I have a byte array containing an MP3 stream.
Is it correct to assume that this stream would have to be further decoded if I want to be able convert to a WAV?
In its current byte state, is it possible to do basic functionality such as get/set position (time-wise)?
Yeah, MP3 files are very different from WAV files. WAV files contain raw audio data in the form of samples from beginning to end to paint the waveform of the output, the same way a bitmap file contains raw data about pixels from left to right, top to bottom. You can think of a WAV file as a bitmap picture of sound waves -- but rather than pixel colors, it stores audio intensities, typically 44,100 of them per second, for two channels if it's stereo, and 2 bytes per channel.
(Knowing this you can actually calculate the file size of a WAV file -- to store 1 minute of audio, you'd need 60 seconds * 44100 samples * 2 channels * 2 bytes = 10.09MB.)
MP3 files contain a mathematically modified version of this image and discards audio that humans can't hear. It works similarly to how jpeg images work to compress images.
Just as video cards ultimately need bitmaps to work with, sound cards ultimately need WAV data to work with -- so yes, you need a decoder.
At the beginning of Mp3 files is a block of data called an ID3 tag, which contains a bunch of basic information about the file -- artist names, track length, album names, stuff like that. You can use something like C# ID3 to read/write ID3 tags in C#.
As for audio itself, I'm not sure there are Mp3 decoders written entirely in C#. Technically there's no reason that it can't be done (it should be fine performance wise too), but the standard is pretty loose and the math is intense so people tend to just use things like FFMpeg to decode.

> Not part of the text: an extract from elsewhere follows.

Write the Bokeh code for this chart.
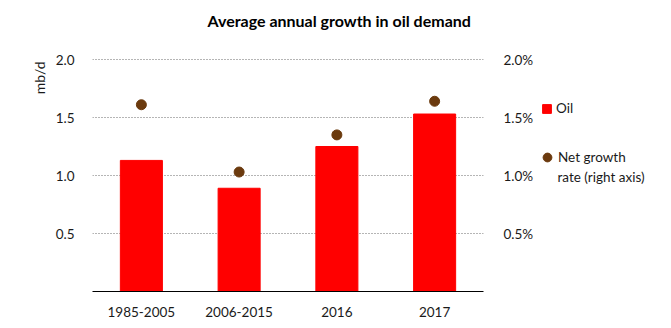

Some ideas in this Google search.
If you don't need to do any special processing and you just want to play the audio, you can use the WPF/Silverlight Media element.
You can probably get some hints out of Josh Smith's Podder app.
NAudio is an open source .NET library that can read MP3 files.
To convert MP3 to WAV, use code similar to the following:
Stream inputStream = ...;
Stream outputStream = ...;
using (WaveStream waveStream = WaveFormatConversionStream.CreatePcmStream(new Mp3FileReader(inputStream)))
using (WaveFileWriter waveFileWriter = new WaveFileWriter(outputStream, waveStream.WaveFormat))
{
byte[] bytes = new byte[waveStream.Length];
waveStream.Read(bytes, 0, waveStream.Length);
waveFileWriter.WriteData(bytes, 0, bytes.Length);
waveFileWriter.Flush();
}
As per #Rei Miyasaka's answer, there is an MP3 decoder written in C#. Open source, too. Check out Mp3Sharp.
You can use http://sourceforge.net/projects/mpg123net/ to decode your mp3 in byte[] and further use decoded PCM for your liking.
Related
Doing my first steps in Audio prog and using NAudio, I'm trying to have a simple app that grabs a WAV file and getting 20ms of audio data each time till EOF. However I'm getting a bit confused with the buffer arrays and probably conversions.
Is there a simple way someone can post in here?
Moreover I got confused with the following:
When using AudioFileReader readertest = new AudioFileReader(fileName) I'm getting different metadata like bitrate of 32 and length of ~700000.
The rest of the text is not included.